▶ DIRECTIONS FOR THIS TASK
Write out the listing, please, but only from its first line through the line containing "11.3, 0.9, 0, 0]", exactly as given and without pictures.

··· DATASET CONTENT ···

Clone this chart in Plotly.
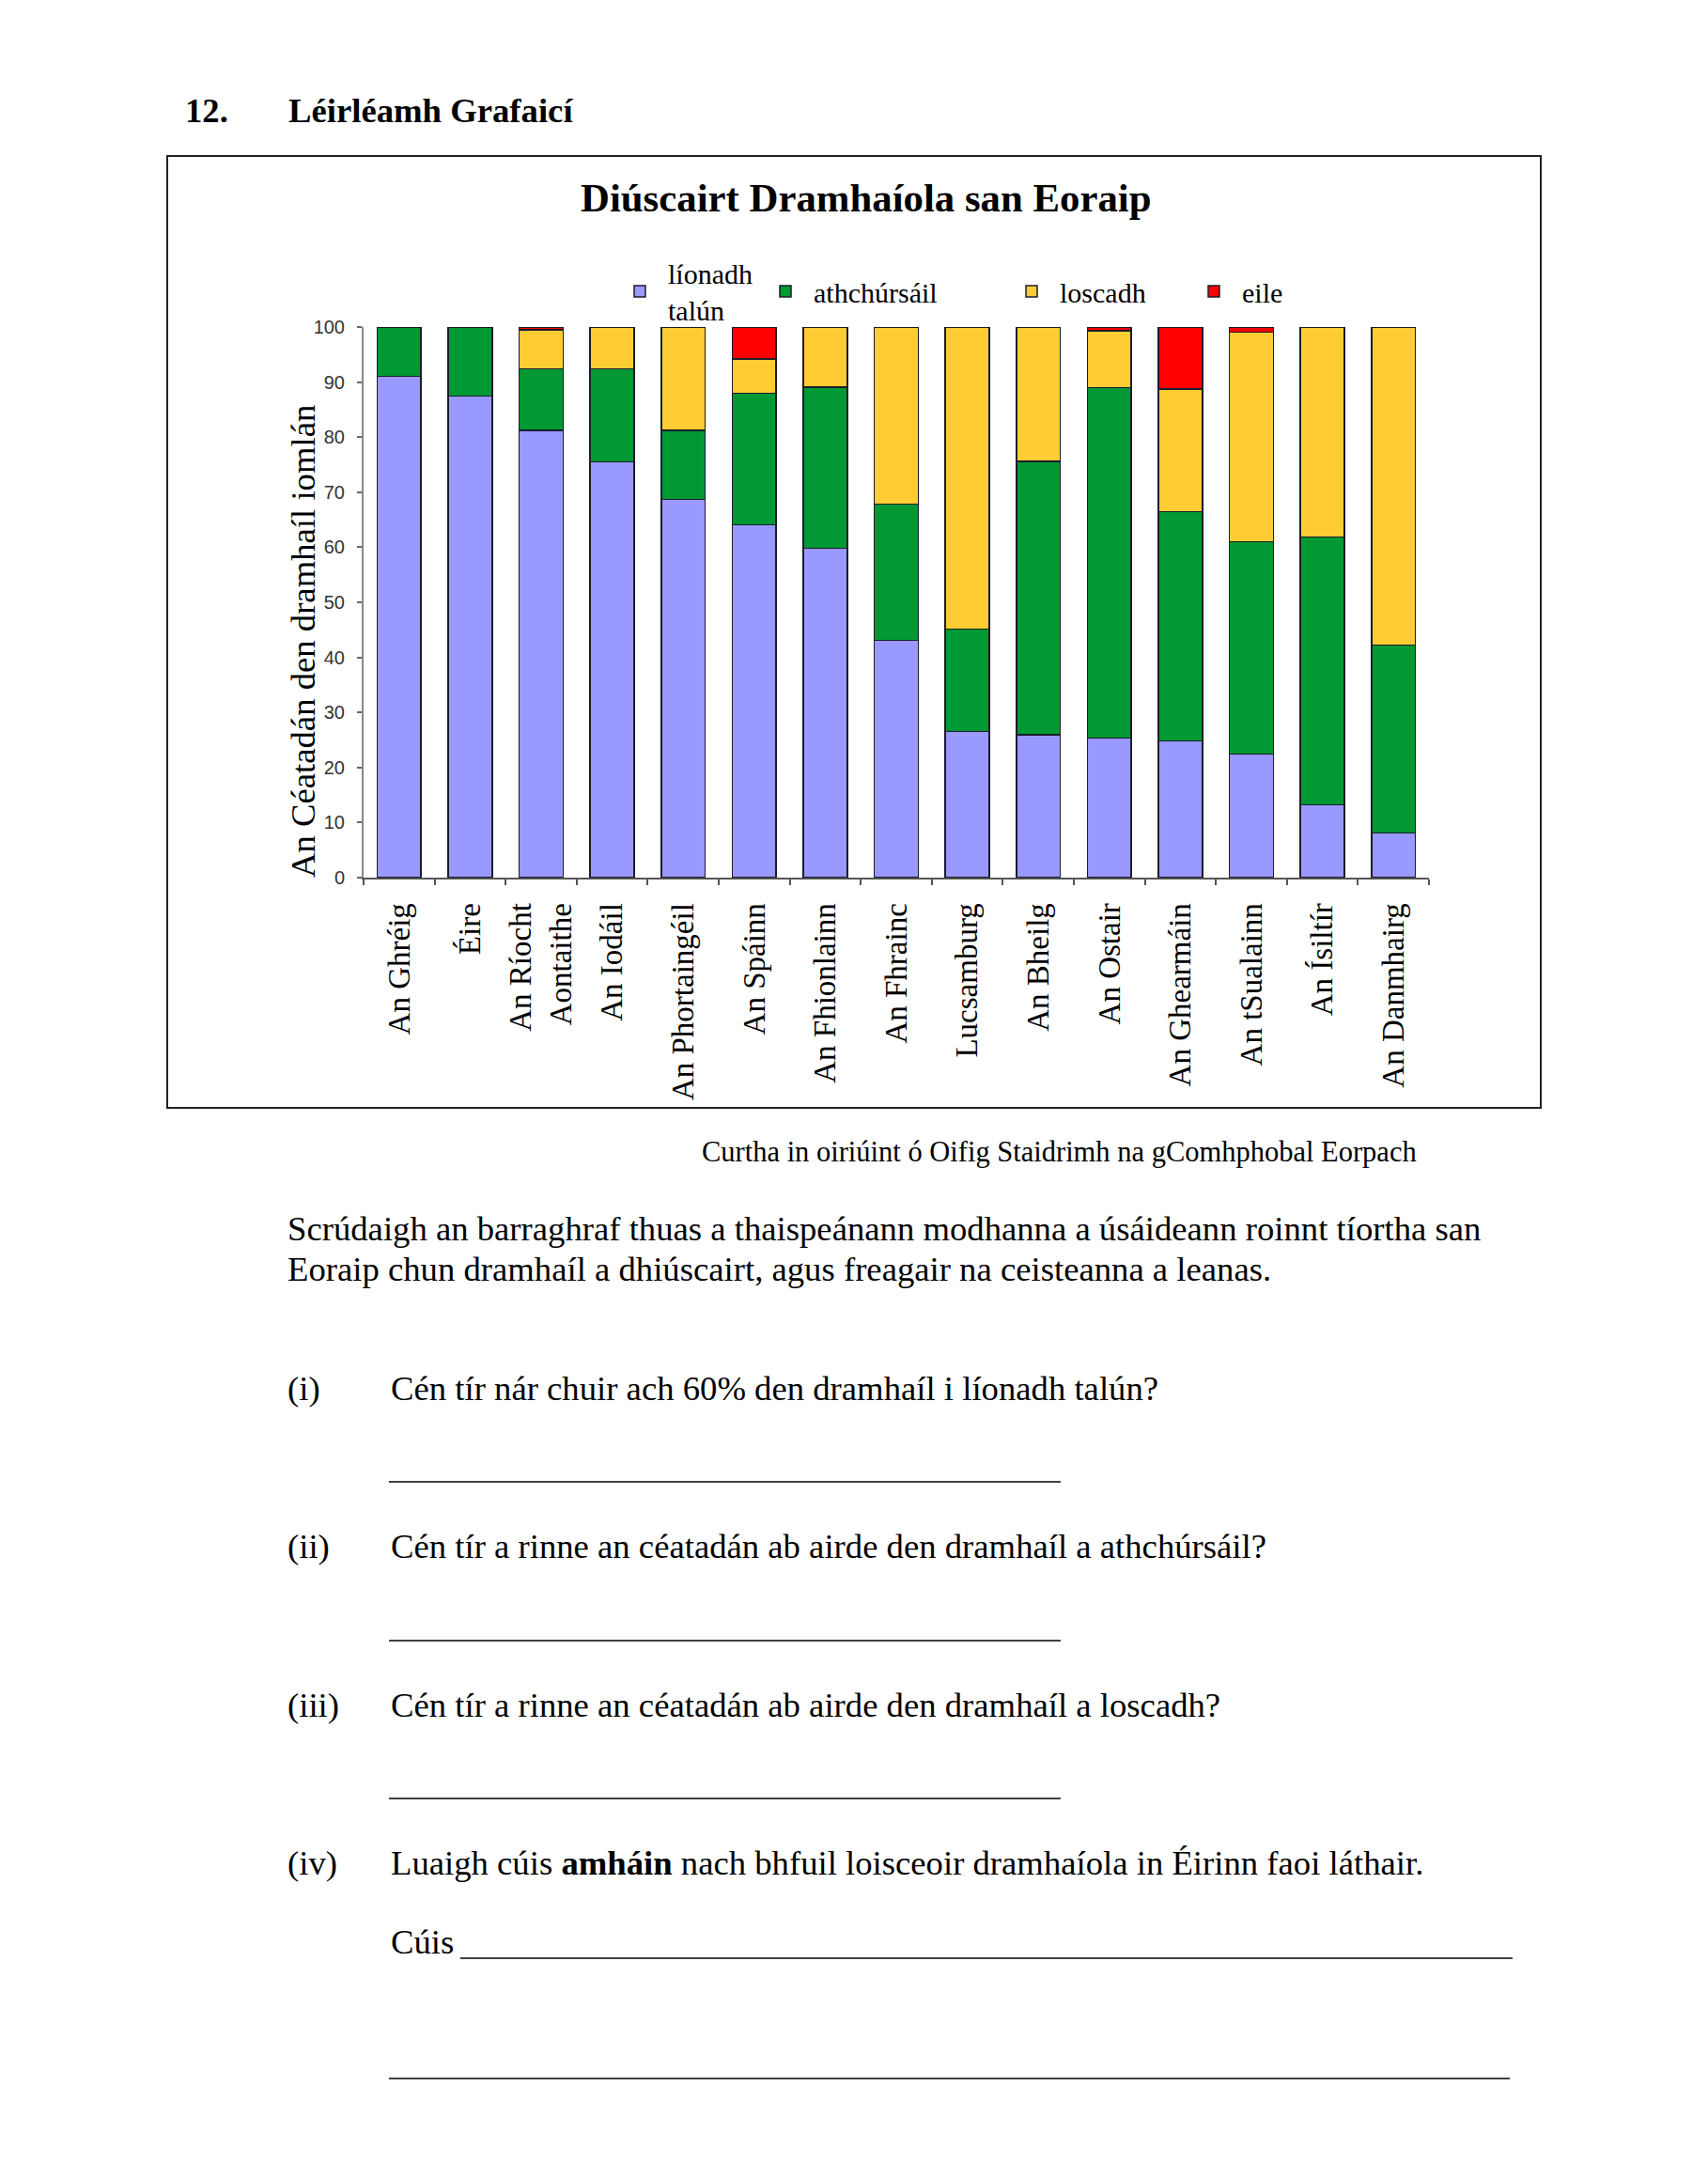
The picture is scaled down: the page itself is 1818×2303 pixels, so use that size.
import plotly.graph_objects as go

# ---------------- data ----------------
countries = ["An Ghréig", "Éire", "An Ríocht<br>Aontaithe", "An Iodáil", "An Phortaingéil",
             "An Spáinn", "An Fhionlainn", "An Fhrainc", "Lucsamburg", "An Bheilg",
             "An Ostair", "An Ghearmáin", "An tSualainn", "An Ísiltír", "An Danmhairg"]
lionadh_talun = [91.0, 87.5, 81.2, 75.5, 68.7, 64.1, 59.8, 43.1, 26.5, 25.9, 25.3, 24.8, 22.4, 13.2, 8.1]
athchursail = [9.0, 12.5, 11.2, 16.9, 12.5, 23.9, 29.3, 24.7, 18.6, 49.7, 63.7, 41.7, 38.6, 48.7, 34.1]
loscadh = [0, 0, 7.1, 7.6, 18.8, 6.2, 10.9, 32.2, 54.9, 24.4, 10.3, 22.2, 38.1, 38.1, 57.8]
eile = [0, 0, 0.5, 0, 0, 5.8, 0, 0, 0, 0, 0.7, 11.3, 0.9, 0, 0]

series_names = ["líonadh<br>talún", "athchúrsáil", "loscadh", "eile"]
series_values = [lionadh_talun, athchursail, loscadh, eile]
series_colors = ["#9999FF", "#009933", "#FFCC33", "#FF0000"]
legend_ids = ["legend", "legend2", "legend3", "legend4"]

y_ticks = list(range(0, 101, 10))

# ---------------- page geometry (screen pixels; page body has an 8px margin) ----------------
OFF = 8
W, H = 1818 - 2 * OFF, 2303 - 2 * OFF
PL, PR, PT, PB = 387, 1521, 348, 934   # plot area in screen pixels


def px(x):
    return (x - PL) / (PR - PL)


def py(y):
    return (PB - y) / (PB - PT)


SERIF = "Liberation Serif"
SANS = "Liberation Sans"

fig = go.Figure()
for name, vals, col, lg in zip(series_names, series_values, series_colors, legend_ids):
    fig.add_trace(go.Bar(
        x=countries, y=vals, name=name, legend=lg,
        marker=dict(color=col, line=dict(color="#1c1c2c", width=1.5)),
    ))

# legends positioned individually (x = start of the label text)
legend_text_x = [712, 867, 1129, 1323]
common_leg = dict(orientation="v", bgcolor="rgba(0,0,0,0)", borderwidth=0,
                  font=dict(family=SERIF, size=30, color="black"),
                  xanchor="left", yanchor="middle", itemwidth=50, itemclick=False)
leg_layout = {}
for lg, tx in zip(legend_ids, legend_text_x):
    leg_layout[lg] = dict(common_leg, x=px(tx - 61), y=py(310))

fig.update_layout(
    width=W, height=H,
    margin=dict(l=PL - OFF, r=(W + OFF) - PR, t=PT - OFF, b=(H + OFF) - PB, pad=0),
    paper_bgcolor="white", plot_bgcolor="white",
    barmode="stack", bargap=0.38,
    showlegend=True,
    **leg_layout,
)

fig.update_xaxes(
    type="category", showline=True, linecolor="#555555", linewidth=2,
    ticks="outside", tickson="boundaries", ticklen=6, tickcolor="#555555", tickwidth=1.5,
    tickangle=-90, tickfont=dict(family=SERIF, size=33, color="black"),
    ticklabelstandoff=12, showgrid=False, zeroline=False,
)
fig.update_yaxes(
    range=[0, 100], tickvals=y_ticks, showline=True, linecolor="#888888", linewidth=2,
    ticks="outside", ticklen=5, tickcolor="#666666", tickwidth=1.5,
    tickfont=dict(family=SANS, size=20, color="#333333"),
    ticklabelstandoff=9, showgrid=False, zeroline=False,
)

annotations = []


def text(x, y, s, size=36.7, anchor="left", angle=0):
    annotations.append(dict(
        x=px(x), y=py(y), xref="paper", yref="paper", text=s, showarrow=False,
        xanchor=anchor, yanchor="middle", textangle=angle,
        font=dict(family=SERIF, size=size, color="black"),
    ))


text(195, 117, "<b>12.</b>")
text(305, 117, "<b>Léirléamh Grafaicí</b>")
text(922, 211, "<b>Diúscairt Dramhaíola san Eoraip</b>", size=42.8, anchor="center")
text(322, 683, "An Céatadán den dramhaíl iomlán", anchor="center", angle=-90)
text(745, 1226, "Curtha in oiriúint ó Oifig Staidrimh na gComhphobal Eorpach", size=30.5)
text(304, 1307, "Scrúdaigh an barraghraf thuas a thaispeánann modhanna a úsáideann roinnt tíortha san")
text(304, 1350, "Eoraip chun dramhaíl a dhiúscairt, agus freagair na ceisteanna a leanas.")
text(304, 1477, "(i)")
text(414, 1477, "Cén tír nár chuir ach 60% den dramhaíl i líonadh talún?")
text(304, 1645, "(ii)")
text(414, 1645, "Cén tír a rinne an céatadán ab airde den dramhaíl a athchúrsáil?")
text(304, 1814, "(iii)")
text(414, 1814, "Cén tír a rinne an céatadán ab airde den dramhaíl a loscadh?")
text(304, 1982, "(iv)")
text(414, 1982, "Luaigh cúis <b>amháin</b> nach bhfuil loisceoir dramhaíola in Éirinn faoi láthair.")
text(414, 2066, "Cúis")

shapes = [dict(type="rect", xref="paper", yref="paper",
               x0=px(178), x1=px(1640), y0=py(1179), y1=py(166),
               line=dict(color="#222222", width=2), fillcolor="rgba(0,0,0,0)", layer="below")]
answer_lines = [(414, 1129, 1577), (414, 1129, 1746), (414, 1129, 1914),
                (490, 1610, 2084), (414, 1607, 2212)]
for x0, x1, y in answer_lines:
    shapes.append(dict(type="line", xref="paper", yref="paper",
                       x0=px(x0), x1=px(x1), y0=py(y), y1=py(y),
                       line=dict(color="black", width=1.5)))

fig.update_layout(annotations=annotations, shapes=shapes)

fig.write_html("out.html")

···

▶ FINISHED TASK
Clone this chart in Plotly.
The picture is scaled down: the page itself is 1818×2303 pixels, so use that size.
import plotly.graph_objects as go

# ---------------- data ----------------
countries = ["An Ghréig", "Éire", "An Ríocht<br>Aontaithe", "An Iodáil", "An Phortaingéil",
             "An Spáinn", "An Fhionlainn", "An Fhrainc", "Lucsamburg", "An Bheilg",
             "An Ostair", "An Ghearmáin", "An tSualainn", "An Ísiltír", "An Danmhairg"]
lionadh_talun = [91.0, 87.5, 81.2, 75.5, 68.7, 64.1, 59.8, 43.1, 26.5, 25.9, 25.3, 24.8, 22.4, 13.2, 8.1]
athchursail = [9.0, 12.5, 11.2, 16.9, 12.5, 23.9, 29.3, 24.7, 18.6, 49.7, 63.7, 41.7, 38.6, 48.7, 34.1]
loscadh = [0, 0, 7.1, 7.6, 18.8, 6.2, 10.9, 32.2, 54.9, 24.4, 10.3, 22.2, 38.1, 38.1, 57.8]
eile = [0, 0, 0.5, 0, 0, 5.8, 0, 0, 0, 0, 0.7, 11.3, 0.9, 0, 0]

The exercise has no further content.